Fraunhofer’s Discrete Glasses Compensate for Vision Defects

A team at Fraunhofer IOF have developed a way to produce AR glasses in a smaller, less prominent form factor. These glasses – to be shown at Laser World of Photonics in Munich (22nd – 25th June) – can also correct for farsightedness.

Previous smart glass designs have used large frames and a microdisplay. The microdisplay in the new glasses is of a similar size (8 x 15mm), but the optics that project the image on the desired position are about 20% of the size: 5mm long. Instead of a single long optical component, the team uses an array of small optical elements.

Today’s AR glasses tend to project information at the edge of a user’s field of view. In Fraunhofer’s model, information is projected ‘precisely where the context dictates it should be’. A nanoscale lattice structure is applied to a glass plate, and used as a light guide. The optical image is coupled into the light guide through the lattice and guided to the required position. It is then coupled back out of the light guide and reflected into the wearer’s view.

In addition to the above, the glasses are also able to help wearer’s who are far-sighted.

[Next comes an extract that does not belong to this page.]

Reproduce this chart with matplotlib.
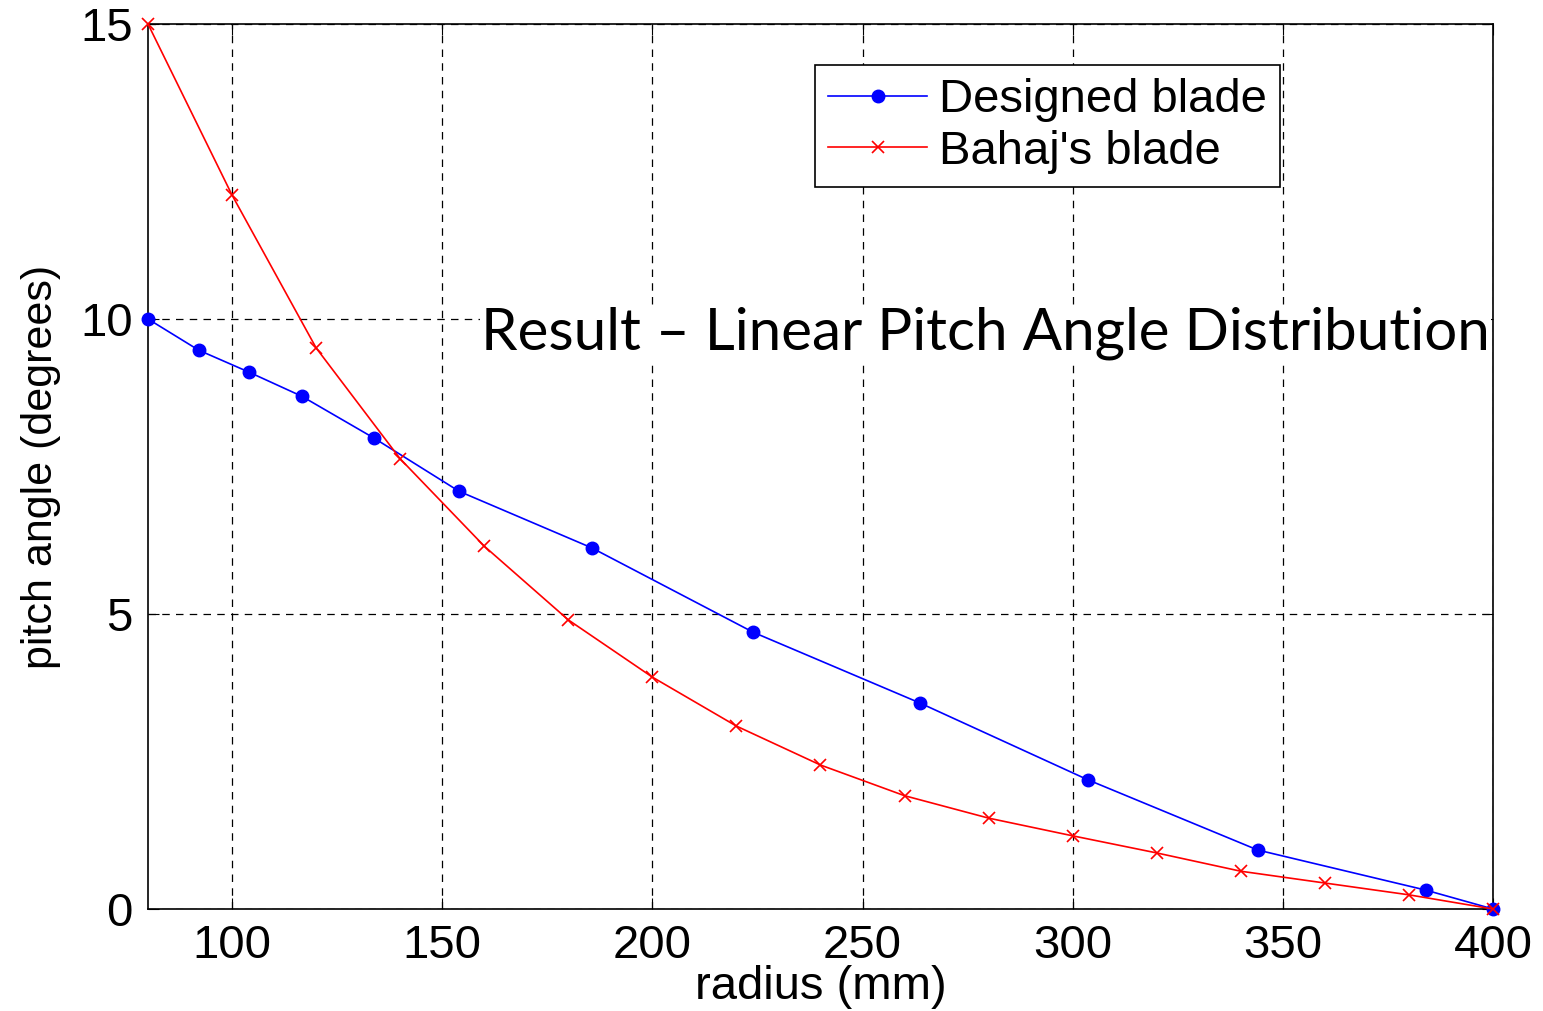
import numpy as np
import matplotlib.pyplot as plt

# Designed blade (blue dots)
r_designed = [80, 92.1, 104, 116.6, 133.8, 154, 185.6, 224, 263.7, 303.6, 344, 384, 400]
pitch_designed = [10.0, 9.47, 9.10, 8.69, 7.98, 7.08, 6.12, 4.69, 3.49, 2.19, 1.0, 0.32, 0.0]

# Bahaj's blade (red crosses)
r_bahaj = [80, 100, 120, 140, 160, 180, 200, 220, 240, 260, 280, 300, 320, 340, 360, 380, 400]
pitch_bahaj = [15.0, 12.1, 9.51, 7.63, 6.15, 4.9, 3.93, 3.10, 2.44, 1.92, 1.54, 1.24, 0.95, 0.64, 0.44, 0.24, 0.0]

xticks = [100, 150, 200, 250, 300, 350, 400]
yticks = [0, 5, 10, 15]

plt.rcParams['font.family'] = ['Liberation Sans', 'DejaVu Sans']

fig = plt.figure(figsize=(15.43, 10.11), dpi=100)
ax = fig.add_axes([0.0959, 0.1009, 0.8717, 0.8754])

ax.plot(r_designed, pitch_designed, color='blue', lw=1.2, marker='o', ms=9,
        label='Designed blade', clip_on=False, zorder=3)
ax.plot(r_bahaj, pitch_bahaj, color='red', lw=1.2, marker='x', ms=9, mew=1.2,
        label="Bahaj's blade", clip_on=False, zorder=3)

ax.set_xlim(80, 400)
ax.set_ylim(0, 15)
ax.set_xticks(xticks)
ax.set_yticks(yticks)
ax.tick_params(direction='in', length=8, labelsize=34, top=True, right=True, pad=11)
ax.grid(True, color='black', linestyle=(0, (6, 5)), lw=0.9)
for s in ax.spines.values():
    s.set_linewidth(1.2)

ax.set_xlabel('radius (mm)', fontsize=34, labelpad=-2)
ax.set_ylabel('pitch angle (degrees)', fontsize=31, labelpad=14)

leg = ax.legend(loc='upper right', bbox_to_anchor=(0.8417, 0.9537), borderaxespad=0,
                fontsize=34, fancybox=False, framealpha=1, edgecolor='black',
                handlelength=2.1, handletextpad=0.25, borderpad=0.28, labelspacing=0.16)
leg.get_frame().set_linewidth(1.2)

ax.text(0.9975, 0.65, 'Result \u2013 Linear Pitch Angle Distribution', transform=ax.transAxes,
        ha='right', va='center', fontsize=42, family=['Lato', 'DejaVu Sans'],
        bbox=dict(facecolor='white', edgecolor='none', pad=1), zorder=2)

fig.savefig('out.png', dpi=100)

Vision defect data is entered into an app on their smartphone. This app sends the data to the glasses, which then adjust display images to appear sharp to users. Partial compensation can also be achieved for other vision problems, such as astigmatism and short-sightedness.

Fraunhofer says that the glasses can be produced using manufacturing methods that are already in use in the industry. We have contacted the organisation with questions about the glasses, but had not had a response before publication.